- **To do**:
Consider the data that follows and state how many lines contain the string "with", using the number alone.

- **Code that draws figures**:

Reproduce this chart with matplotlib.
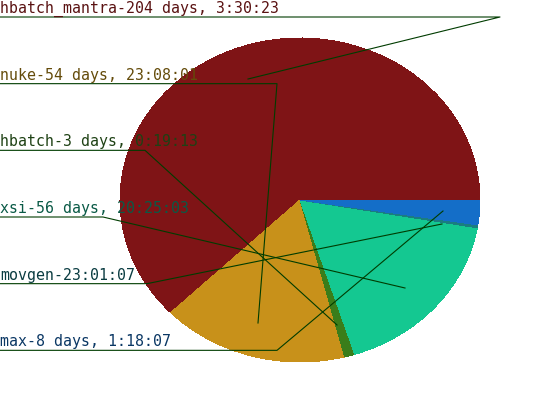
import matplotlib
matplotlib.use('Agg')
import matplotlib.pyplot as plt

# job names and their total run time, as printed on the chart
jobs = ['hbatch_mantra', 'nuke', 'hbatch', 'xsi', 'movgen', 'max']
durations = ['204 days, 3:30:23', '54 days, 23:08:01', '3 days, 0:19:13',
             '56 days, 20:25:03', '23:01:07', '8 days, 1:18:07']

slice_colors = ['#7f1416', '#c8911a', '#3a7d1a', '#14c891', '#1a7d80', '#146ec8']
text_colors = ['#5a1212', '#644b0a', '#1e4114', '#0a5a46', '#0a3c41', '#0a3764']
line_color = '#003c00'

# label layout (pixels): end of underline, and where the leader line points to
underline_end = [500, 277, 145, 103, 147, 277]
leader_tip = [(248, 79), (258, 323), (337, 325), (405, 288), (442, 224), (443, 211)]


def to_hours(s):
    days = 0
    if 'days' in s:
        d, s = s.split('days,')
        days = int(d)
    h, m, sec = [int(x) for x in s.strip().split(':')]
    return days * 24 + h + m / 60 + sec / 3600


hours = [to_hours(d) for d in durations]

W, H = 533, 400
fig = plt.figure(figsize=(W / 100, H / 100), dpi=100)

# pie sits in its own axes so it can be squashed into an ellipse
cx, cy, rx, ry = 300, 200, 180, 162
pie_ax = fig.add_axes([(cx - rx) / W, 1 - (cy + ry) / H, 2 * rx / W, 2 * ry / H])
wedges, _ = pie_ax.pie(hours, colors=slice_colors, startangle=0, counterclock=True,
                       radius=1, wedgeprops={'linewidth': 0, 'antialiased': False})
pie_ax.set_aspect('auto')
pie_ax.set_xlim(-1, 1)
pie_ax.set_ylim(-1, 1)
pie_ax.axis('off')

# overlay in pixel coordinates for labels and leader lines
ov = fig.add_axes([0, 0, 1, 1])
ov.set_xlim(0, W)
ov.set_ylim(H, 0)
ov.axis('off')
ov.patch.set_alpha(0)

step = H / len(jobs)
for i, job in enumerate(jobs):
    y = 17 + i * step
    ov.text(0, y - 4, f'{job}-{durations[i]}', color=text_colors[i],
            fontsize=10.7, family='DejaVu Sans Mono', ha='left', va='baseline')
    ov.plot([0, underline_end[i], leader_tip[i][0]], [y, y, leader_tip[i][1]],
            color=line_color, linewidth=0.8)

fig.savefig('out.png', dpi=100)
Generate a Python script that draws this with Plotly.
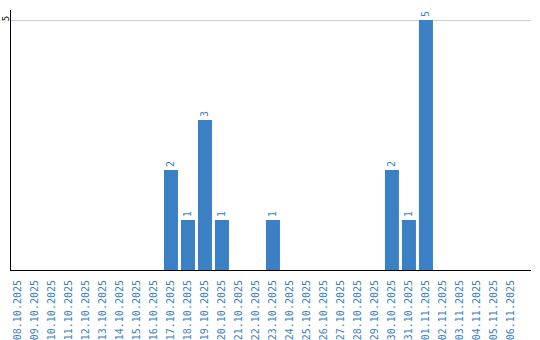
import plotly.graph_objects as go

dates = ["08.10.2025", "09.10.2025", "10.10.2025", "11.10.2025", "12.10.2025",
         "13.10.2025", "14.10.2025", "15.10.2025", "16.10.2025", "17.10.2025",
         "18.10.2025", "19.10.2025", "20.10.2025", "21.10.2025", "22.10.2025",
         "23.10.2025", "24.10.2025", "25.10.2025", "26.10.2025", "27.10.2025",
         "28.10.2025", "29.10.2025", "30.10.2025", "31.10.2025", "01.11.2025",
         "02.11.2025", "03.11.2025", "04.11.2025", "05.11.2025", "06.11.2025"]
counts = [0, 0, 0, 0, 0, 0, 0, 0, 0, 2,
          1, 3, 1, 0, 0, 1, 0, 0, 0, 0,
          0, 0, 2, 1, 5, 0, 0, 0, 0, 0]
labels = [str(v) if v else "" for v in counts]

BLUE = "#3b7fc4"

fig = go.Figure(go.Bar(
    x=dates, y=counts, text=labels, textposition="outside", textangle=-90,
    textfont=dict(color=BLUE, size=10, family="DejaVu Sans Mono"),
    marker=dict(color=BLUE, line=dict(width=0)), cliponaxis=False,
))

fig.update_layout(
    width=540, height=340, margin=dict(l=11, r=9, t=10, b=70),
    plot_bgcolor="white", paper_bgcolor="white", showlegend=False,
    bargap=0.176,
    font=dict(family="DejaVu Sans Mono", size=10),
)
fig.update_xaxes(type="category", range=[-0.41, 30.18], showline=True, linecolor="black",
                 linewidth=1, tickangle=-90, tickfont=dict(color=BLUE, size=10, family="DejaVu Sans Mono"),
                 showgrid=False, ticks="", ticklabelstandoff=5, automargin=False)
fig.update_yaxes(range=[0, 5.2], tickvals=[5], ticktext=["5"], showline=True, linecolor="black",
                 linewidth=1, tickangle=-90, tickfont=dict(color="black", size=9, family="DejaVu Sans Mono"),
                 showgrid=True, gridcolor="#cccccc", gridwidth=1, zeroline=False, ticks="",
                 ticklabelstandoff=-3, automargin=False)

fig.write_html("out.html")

- **Output below**:
2